By Elizabeth Hardin-Burrola
Staff writer

GALLUP — Jana Billy, 10, a fifth-grader from Juan de Oñate Elementary School, liked learning the basics of playing a ukulele and African drums even if beating the drums hurt her hands a bit. But she was making music, and it was a fun break from a regular day at school.

Billy, along with about 130 other elementary school students, was a participant in the Gallup-McKinley County Schools Elementary Fine Arts Festival on Thursday. Twelve schools in the district sent students to the festival, which was held at Gallup’s First Baptist Church. The students spent the morning attending a variety of music and art workshops, and after lunch they showed their parents what they had learned during a one-hour fine arts program.

Students surveyed during the lunch hour seemed to agree that the morning had been fun. KianaLynn Yazzie, 11, and Vanessa Garcia, 10, fifth-graders from Thoreau, enjoyed making 3-D hot air balloons in an art class, while fellow classmate, Mikayla Largo, 11, enjoyed drawing caricature faces in another class.

Jenna Macias, 8, a third-grader from Turpen Elementary, enjoyed her art and drum workshops best, while her friend, Jessica Ramirez, 9, couldn’t decide which of her three morning workshops she liked the best.

Ramah fourth-graders, Seth Hannah, 10, and Alton Badeezchiil, 9, also had fun during the morning, but during lunch they said they were looking forward to their upcoming acting in a performance piece entitled “Life Cycle of the Butterfly.”

The performance art was one of the featured student performances during the afternoon program. Music students sang or danced in nine other acts, from large group musical numbers directed by Stagecoach music teacher Larissa Tsigrinskaja, to a square dancer performance, and to vibrant African drum and Caribbean calypso music under the direction of Church Rock Academy music teacher Randy Markham. Other student musicians played ukuleles, recorders, xylophones, glockenspiels, and even “boomwhackers” — colorful hollow tubes that are whacked on the floor.

In addition to the music and dance, three art teachers gave presentations on the art workshops they had conducted with students that morning.

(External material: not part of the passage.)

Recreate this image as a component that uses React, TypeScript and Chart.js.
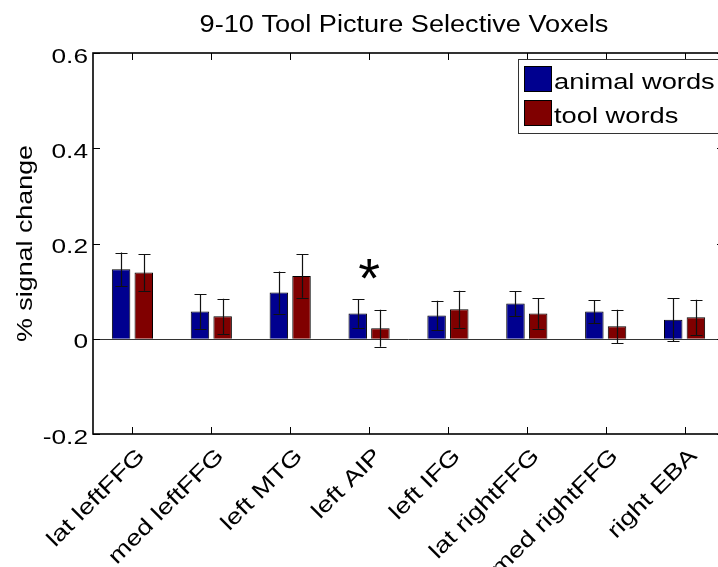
import React, { useEffect, useRef } from "react";
import { Chart, registerables } from "chart.js";

Chart.register(...registerables);

const titleText = "9-10 Tool Picture Selective Voxels";
const yAxisLabel = "% signal change";
const categories = [
  "lat leftFFG",
  "med leftFFG",
  "left MTG",
  "left AIP",
  "left IFG",
  "lat rightFFG",
  "med rightFFG",
  "right EBA",
];
const seriesNames = ["animal words", "tool words"];
const animalWords = [0.146, 0.057, 0.097, 0.053, 0.049, 0.074, 0.057, 0.04];
const animalErr = [0.035, 0.036, 0.044, 0.03, 0.031, 0.026, 0.024, 0.045];
const toolWords = [0.139, 0.047, 0.132, 0.022, 0.062, 0.053, 0.026, 0.045];
const toolErr = [0.038, 0.037, 0.046, 0.039, 0.039, 0.032, 0.035, 0.037];
const yTicks = [-0.2, 0, 0.2, 0.4, 0.6];
const yTickLabels = ["-0.2", "0", "0.2", "0.4", "0.6"];
const starCategory = "left AIP";
const starValue = 0.14;

const BLUE = "#00008F";
const RED = "#800000";
const FONT = '"Liberation Sans", Arial, Helvetica, sans-serif';

function txt(
  ctx: CanvasRenderingContext2D,
  s: string,
  x: number,
  y: number,
  size: number,
  sx: number,
  align: CanvasTextAlign,
  baseline: CanvasTextBaseline,
  rot = 0
) {
  ctx.save();
  ctx.translate(x, y);
  if (rot) ctx.rotate(rot);
  ctx.scale(sx, 1);
  ctx.font = `${size}px ${FONT}`;
  ctx.fillStyle = "#000";
  ctx.textAlign = align;
  ctx.textBaseline = baseline;
  ctx.fillText(s, 0, 0);
  ctx.restore();
}

const errs = [animalErr, toolErr];

const decorPlugin = {
  id: "decor",
  beforeDatasetsDraw(chart: any) {
    const ctx = chart.ctx as CanvasRenderingContext2D;
    const a = chart.chartArea;
    const ys = chart.scales.y;
    ctx.save();
    ctx.strokeStyle = "#333";
    ctx.lineWidth = 1;
    const y0 = Math.round(ys.getPixelForValue(0)) + 0.5;
    ctx.beginPath();
    ctx.moveTo(a.left, y0);
    ctx.lineTo(a.right, y0);
    ctx.stroke();
    ctx.restore();
  },
  afterDatasetsDraw(chart: any) {
    const ctx = chart.ctx as CanvasRenderingContext2D;
    const ys = chart.scales.y;
    ctx.save();
    ctx.strokeStyle = "#111";
    ctx.lineWidth = 1.2;
    chart.data.datasets.forEach((ds: any, di: number) => {
      const meta = chart.getDatasetMeta(di);
      meta.data.forEach((el: any, i: number) => {
        const v = ds.data[i];
        const e = errs[di][i];
        const x = Math.round(el.x) + 0.5;
        const yt = ys.getPixelForValue(v + e);
        const yb = ys.getPixelForValue(v - e);
        const cw = 6;
        ctx.beginPath();
        ctx.moveTo(x, yt);
        ctx.lineTo(x, yb);
        ctx.moveTo(x - cw, Math.round(yt) + 0.5);
        ctx.lineTo(x + cw, Math.round(yt) + 0.5);
        ctx.moveTo(x - cw, Math.round(yb) + 0.5);
        ctx.lineTo(x + cw, Math.round(yb) + 0.5);
        ctx.stroke();
      });
    });
    ctx.restore();
  },
  afterDraw(chart: any) {
    const ctx = chart.ctx as CanvasRenderingContext2D;
    const a = chart.chartArea;
    const xs = chart.scales.x;
    const ys = chart.scales.y;
    ctx.save();
    ctx.strokeStyle = "#000";
    ctx.lineWidth = 1.6;
    ctx.strokeRect(a.left, a.top, a.right - a.left, a.bottom - a.top);
    ctx.lineWidth = 1;
    const tl = 7;
    ctx.beginPath();
    yTicks.forEach((t) => {
      const y = Math.round(ys.getPixelForValue(t)) + 0.5;
      ctx.moveTo(a.left, y);
      ctx.lineTo(a.left + tl, y);
      ctx.moveTo(a.right, y);
      ctx.lineTo(a.right - tl, y);
    });
    categories.forEach((_, i) => {
      const x = Math.round(xs.getPixelForValue(i)) + 0.5;
      ctx.moveTo(x, a.bottom);
      ctx.lineTo(x, a.bottom - tl);
      ctx.moveTo(x, a.top);
      ctx.lineTo(x, a.top + tl);
    });
    ctx.stroke();
    ctx.restore();

    yTicks.forEach((t, i) => {
      const y = ys.getPixelForValue(t);
      txt(ctx, yTickLabels[i], a.left - 5, y + 9.5, 21, 1.25, "right", "alphabetic");
    });
    categories.forEach((c, i) => {
      const x = xs.getPixelForValue(i);
      txt(ctx, c, x + 13.5, a.bottom + 23, 22, 1.25, "right", "alphabetic", -Math.PI / 4);
    });
    txt(ctx, yAxisLabel, 32, (a.top + a.bottom) / 2, 22, 1.22, "center", "alphabetic", -Math.PI / 2);
    txt(ctx, titleText, 404, 32, 23, 1.18, "center", "alphabetic");
    const si = categories.indexOf(starCategory);
    const sx = xs.getPixelForValue(si);
    const sy = ys.getPixelForValue(starValue);
    txt(ctx, "*", sx, sy + 0.45 * 56, 56, 1.0, "center", "alphabetic");

    ctx.save();
    const lx = 518, ly = 59, lw = 240, lh = 74;
    ctx.fillStyle = "#fff";
    ctx.fillRect(lx, ly, lw, lh);
    ctx.strokeStyle = "#333";
    ctx.lineWidth = 1;
    ctx.strokeRect(lx + 0.5, ly + 0.5, lw, lh);
    const rows = [79, 113];
    chart.data.datasets.forEach((ds: any, di: number) => {
      const cy = rows[di];
      ctx.fillStyle = ds.backgroundColor;
      ctx.fillRect(524, cy - 13, 28, 26);
      ctx.strokeStyle = "#000";
      ctx.strokeRect(524.5, cy - 12.5, 27, 25);
      txt(ctx, ds.label, 554, cy + 10, 22, 1.24, "left", "alphabetic");
    });
    ctx.restore();
  },
};

export default function App() {
  const ref = useRef<HTMLCanvasElement | null>(null);
  useEffect(() => {
    document.body.style.margin = "0";
    document.body.style.overflow = "hidden";
    const canvas = ref.current!;
    const chart = new Chart(canvas, {
      type: "bar",
      data: {
        labels: categories,
        datasets: [
          {
            label: seriesNames[0],
            data: animalWords,
            backgroundColor: BLUE,
            borderColor: "#000",
            borderWidth: 1,
            categoryPercentage: 0.575,
            barPercentage: 0.815,
          },
          {
            label: seriesNames[1],
            data: toolWords,
            backgroundColor: RED,
            borderColor: "#000",
            borderWidth: 1,
            categoryPercentage: 0.575,
            barPercentage: 0.815,
          },
        ],
      },
      options: {
        responsive: false,
        animation: false,
        devicePixelRatio: 1,
        layout: { padding: { left: 93, right: 740 - 724, top: 53, bottom: 567 - 434 } },
        plugins: { legend: { display: false }, title: { display: false }, tooltip: { enabled: false } },
        scales: {
          x: { type: "category", display: false, offset: true },
          y: { display: false, min: -0.2, max: 0.6 },
        },
      },
      plugins: [decorPlugin],
    });
    return () => chart.destroy();
  }, []);
  return (
    <div
      style={{
        position: "absolute",
        left: 0,
        top: 0,
        width: 718,
        height: 567,
        overflow: "hidden",
        background: "#fff",
      }}
    >
      <canvas ref={ref} width={740} height={567} style={{ width: 740, height: 567, display: "block" }} />
    </div>
  );
}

According to Kathy Bostic, the music teacher from Indian Hills who spearheaded this year’s festival, the purpose of the annual event is for fine arts teachers to meet and learn from each other, for students to spend the day enjoying music and art instruction, and for the festival to be a fine arts showcase for the community.

The First Baptist Church has hosted the festival, she explained, because the church facility has a number of classrooms for the workshops and its large sanctuary lends itself for the performance space.

Each elementary school in the district now has either a music teacher or an art teacher, Bostic explained, with music programs currently outnumbering art programs. Of the 12 schools that participated in the festival this year, the music and art teachers each selected a dozen students from their school to attend. Bostic said organizers tried to offer a mix of art and music workshops for each student, and they tried to mix the groups of students so no one school would dominate a particular workshop.

“None of the students went with their regular classroom teacher,” she added.

Fellow festival organizer Steve Heil said the event may need to look for a larger facility in the future if it continues to grow.

Heil, an art teacher at Juan de Oñate, has been very active in supporting fine arts not only in the Gallup-McKinley County Schools but also in the local community.

Heil said anyone interested in promoting the arts in schools, getting more fine art classes to students, and making funding more efficient for fine arts programs is invited to join a local community group. The group meets monthly on the third Thursday of the month, he said, at 4 p.m. at Camille’s Sidewalk Café.

Elementary schools that participated in this year’s Fine Arts Festival included Chee Dodge, Church Rock Academy, Indian Hills, Juan de Oñate, Ramah, Red Rock, Rocky View, Roosevelt, Stagecoach, Thoreau, Turpen, and Twin Lakes.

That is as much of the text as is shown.